1) Double check ALL parts - make sure correct value parts are in the correct locations.
2) Since you said you had trouble soldering, it might be worth reflowing each of your solder joints. Let your iron warm up, touch each solder joint again to remelt it, then let it cool.
3) When you have reflowed all of the solder joints, check each one with a magnifier under a bright light. Make sure you don't have any inadvertant solder bridges where they shouldn't be. When solder pads are close together, take a fine blade screwdriver and scratch between the pads to make sure there is no solder where it shouldn't be.
4) If things don't improve after this, follow 6L6's advice: post well-lit, in-focus, decent-resolution images so we can see what is going on.

Did you power the board up with the capacitors the wrong way round? If so they may need to be replaced.

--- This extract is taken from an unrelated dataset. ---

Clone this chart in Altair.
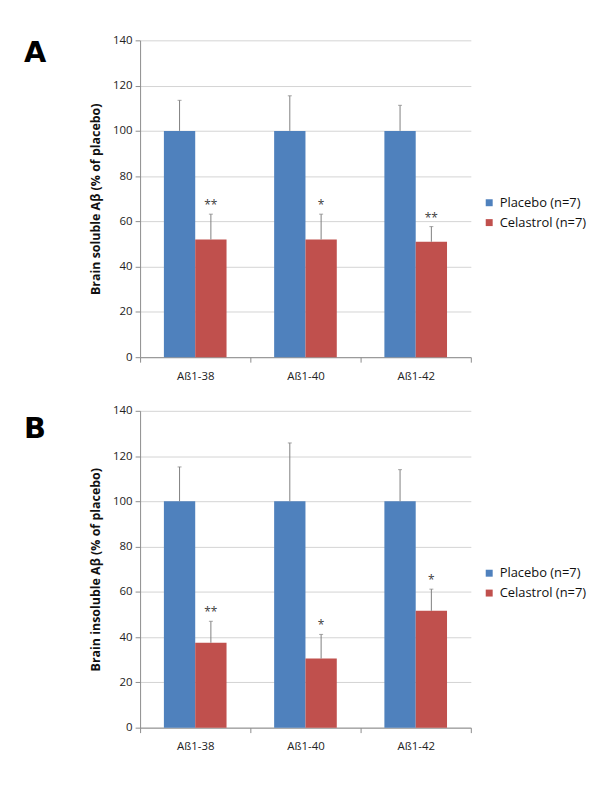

You definitely need to go over your soldering. The solder should ideally flow from the bottom surface to the top - for example the diode D1 has big air gaps.

Do you have any pics of the bottom side?

Do you have a multimeter?

Sorry for the late reply! Life and the such got in the way. I will take both of your advice and look into going through all those areas. I did glance at the board after your reading your posts and did notice some areas of concern. I also might purchase Nelson's board and start over with the Nutube, I heard his a board does not have the issue with an oscillation that the Millet board has. Thanks again and I will let you know how it turns out. Much appreciated.